## Information shown:

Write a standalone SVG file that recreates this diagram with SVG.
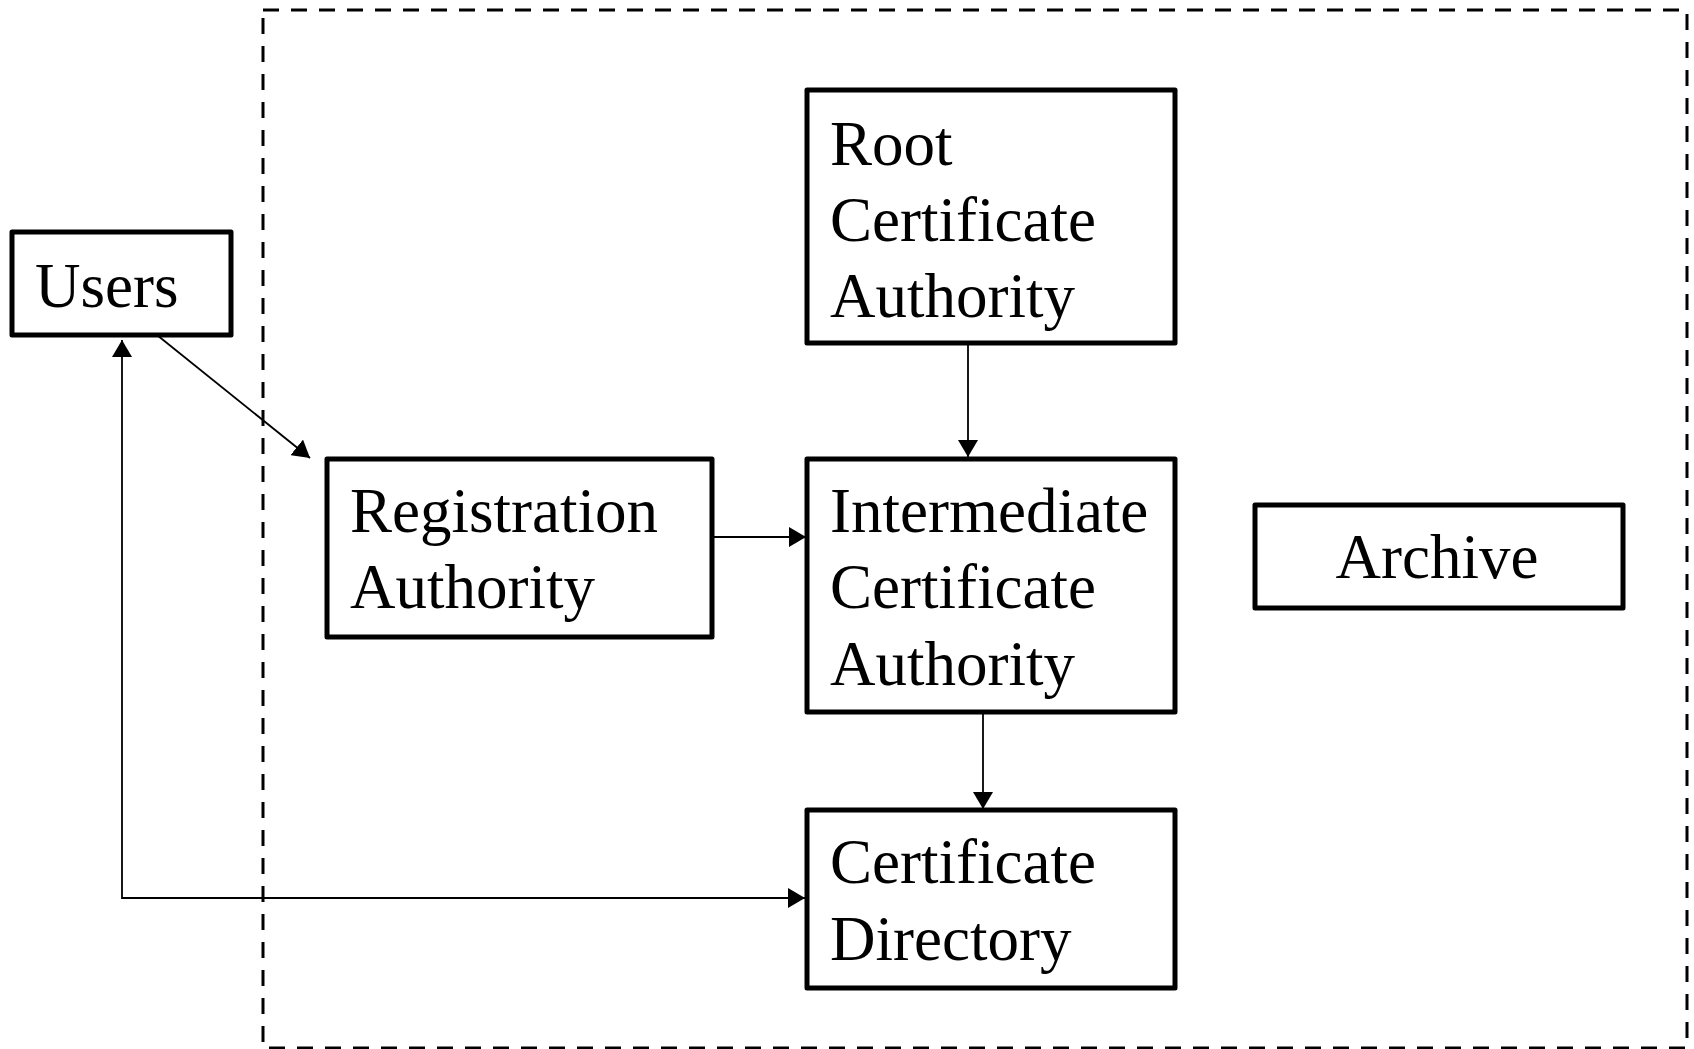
<svg xmlns="http://www.w3.org/2000/svg" width="1694" height="1049" viewBox="0 0 1694 1049">
<style>
.box{fill:#fff;stroke:#000;stroke-width:5;stroke-linejoin:round}
.lbl{font-family:"Liberation Serif","Times New Roman",serif;font-size:63px;fill:#000}
.con{fill:none;stroke:#000;stroke-width:1.8}
</style>
<defs>
<marker id="ah" markerUnits="userSpaceOnUse" markerWidth="18" markerHeight="20" refX="17" refY="10" orient="auto-start-reverse">
<path d="M0,0 L17,10 L0,20 z" fill="#000"/>
</marker>
</defs>
<rect width="1694" height="1049" fill="#fff"/>
<rect x="263" y="10" width="1424" height="1038" fill="none" stroke="#000" stroke-width="3" stroke-dasharray="16 12"/>
<g id="connectors">
<line class="con" x1="152" y1="331" x2="310" y2="458" marker-end="url(#ah)"/>
<polyline class="con" points="122,340 122,898 805,898" marker-start="url(#ah)" marker-end="url(#ah)"/>
<line class="con" x1="968" y1="344" x2="968" y2="457" marker-end="url(#ah)"/>
<line class="con" x1="712" y1="537" x2="806" y2="537" marker-end="url(#ah)"/>
<line class="con" x1="983" y1="712" x2="983" y2="809" marker-end="url(#ah)"/>
</g>
<g id="users">
<rect class="box" x="12" y="232" width="219" height="103"/>
<text class="lbl" x="35" y="307">Users</text>
</g>
<g id="root-ca">
<rect class="box" x="807" y="90" width="368" height="253"/>
<text class="lbl" x="830" y="165">Root</text>
<text class="lbl" x="830" y="241">Certificate</text>
<text class="lbl" x="830" y="317">Authority</text>
</g>
<g id="registration-authority">
<rect class="box" x="327" y="459" width="385" height="178"/>
<text class="lbl" x="350" y="532">Registration</text>
<text class="lbl" x="350" y="608">Authority</text>
</g>
<g id="intermediate-ca">
<rect class="box" x="807" y="459" width="368" height="253"/>
<text class="lbl" x="830" y="532">Intermediate</text>
<text class="lbl" x="830" y="608">Certificate</text>
<text class="lbl" x="830" y="685">Authority</text>
</g>
<g id="archive">
<rect class="box" x="1255" y="505" width="368" height="103"/>
<text class="lbl" x="1437" y="578" text-anchor="middle">Archive</text>
</g>
<g id="certificate-directory">
<rect class="box" x="807" y="810" width="368" height="178"/>
<text class="lbl" x="830" y="883">Certificate</text>
<text class="lbl" x="830" y="960">Directory</text>
</g>
</svg>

## Goal:
Output a faithful copy of the data, with each picture left out.

## Output for this task:
Write a standalone SVG file that recreates this diagram with SVG.
<svg xmlns="http://www.w3.org/2000/svg" width="1694" height="1049" viewBox="0 0 1694 1049">
<style>
.box{fill:#fff;stroke:#000;stroke-width:5;stroke-linejoin:round}
.lbl{font-family:"Liberation Serif","Times New Roman",serif;font-size:63px;fill:#000}
.con{fill:none;stroke:#000;stroke-width:1.8}
</style>
<defs>
<marker id="ah" markerUnits="userSpaceOnUse" markerWidth="18" markerHeight="20" refX="17" refY="10" orient="auto-start-reverse">
<path d="M0,0 L17,10 L0,20 z" fill="#000"/>
</marker>
</defs>
<rect width="1694" height="1049" fill="#fff"/>
<rect x="263" y="10" width="1424" height="1038" fill="none" stroke="#000" stroke-width="3" stroke-dasharray="16 12"/>
<g id="connectors">
<line class="con" x1="152" y1="331" x2="310" y2="458" marker-end="url(#ah)"/>
<polyline class="con" points="122,340 122,898 805,898" marker-start="url(#ah)" marker-end="url(#ah)"/>
<line class="con" x1="968" y1="344" x2="968" y2="457" marker-end="url(#ah)"/>
<line class="con" x1="712" y1="537" x2="806" y2="537" marker-end="url(#ah)"/>
<line class="con" x1="983" y1="712" x2="983" y2="809" marker-end="url(#ah)"/>
</g>
<g id="users">
<rect class="box" x="12" y="232" width="219" height="103"/>
<text class="lbl" x="35" y="307">Users</text>
</g>
<g id="root-ca">
<rect class="box" x="807" y="90" width="368" height="253"/>
<text class="lbl" x="830" y="165">Root</text>
<text class="lbl" x="830" y="241">Certificate</text>
<text class="lbl" x="830" y="317">Authority</text>
</g>
<g id="registration-authority">
<rect class="box" x="327" y="459" width="385" height="178"/>
<text class="lbl" x="350" y="532">Registration</text>
<text class="lbl" x="350" y="608">Authority</text>
</g>
<g id="intermediate-ca">
<rect class="box" x="807" y="459" width="368" height="253"/>
<text class="lbl" x="830" y="532">Intermediate</text>
<text class="lbl" x="830" y="608">Certificate</text>
<text class="lbl" x="830" y="685">Authority</text>
</g>
<g id="archive">
<rect class="box" x="1255" y="505" width="368" height="103"/>
<text class="lbl" x="1437" y="578" text-anchor="middle">Archive</text>
</g>
<g id="certificate-directory">
<rect class="box" x="807" y="810" width="368" height="178"/>
<text class="lbl" x="830" y="883">Certificate</text>
<text class="lbl" x="830" y="960">Directory</text>
</g>
</svg>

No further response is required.